How do I use maximum height projectile formula?
Maximum height for level launch is H = v²sin²(θ)/(2g). At θ = 90° (straight up), this peaks at H = v²/(2g). At 45°, H = v²/(4g) — half of the straight-up value. Higher launch speeds and steeper angles both raise the peak. So a 30 m/s launch at 60° peaks at H = 900 × 0.75/19.62 ≈ 34.4 m. The formula comes from energy conservation applied to the vertical component, or equivalently from kinematics with v_y = 0 at the apex. Use it whenever you need to know if a projectile clears an obstacle.
How do I use horizontal range projectile motion formula?
Level-ground range comes out to R = v²sin(2θ)/g. The sin(2θ) factor peaks at θ = 45°, where 2θ = 90°. Speed enters squared, so doubling launch speed quadruples range. So 20 m/s at 45° gives R = 400/9.81 ≈ 40.8 m, while 40 m/s at 45° gives 163.1 m. The formula assumes launch and landing at the same height. If they differ, you'll need the full kinematic approach with vertical position equation. For projectiles launched up a hillside or off a cliff, the simple formula doesn't apply directly.
How do I use projectile motion with initial height calculator?
When the launch point is above the landing surface, the vertical position equation becomes y = h + v sin(θ) × t − ½ g t². Set y = 0 and solve the quadratic in t to find flight time, then horizontal distance is x = v cos(θ) × t. So a ball thrown horizontally (θ = 0) from a 5 m cliff at 10 m/s lands when 0 = 5 − 4.9t², giving t ≈ 1.01 s and range ≈ 10.1 m. The calculator runs the quadratic for you, but understanding the structure helps when checking whether your answer is reasonable.

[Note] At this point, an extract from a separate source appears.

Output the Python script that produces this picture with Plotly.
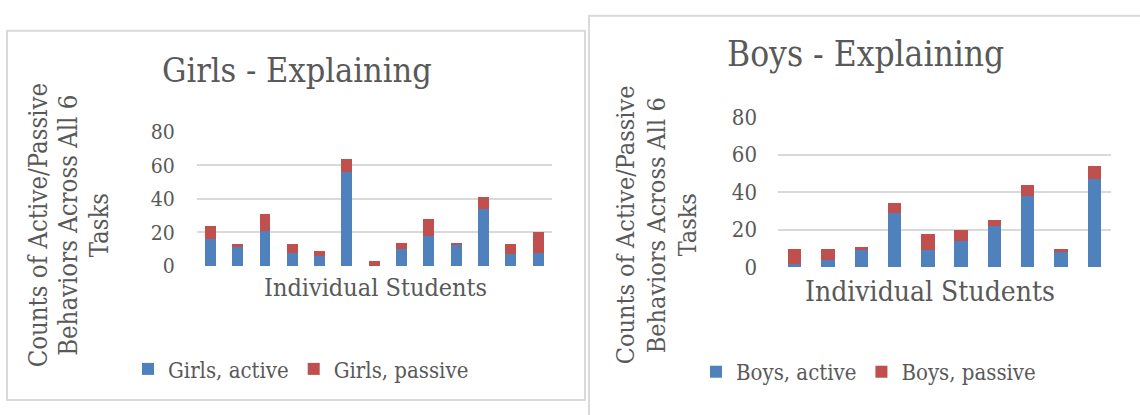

How do I use launch angle for maximum range calculator?
On level ground in vacuum, the magic angle is exactly 45°, giving R_max = v²/g. The reason: R = v²sin(2θ)/g is maximised when sin(2θ) = 1, which happens at 2θ = 90°. If launch and landing heights differ, the optimum shifts: when launching from above, it drops below 45°; when launching from below up to a higher target, it goes above 45°. Air resistance also drops the optimum, sometimes well below 45°. The 45° rule is correct only in the idealised vacuum, level-ground case — useful as a starting point but rarely the full answer.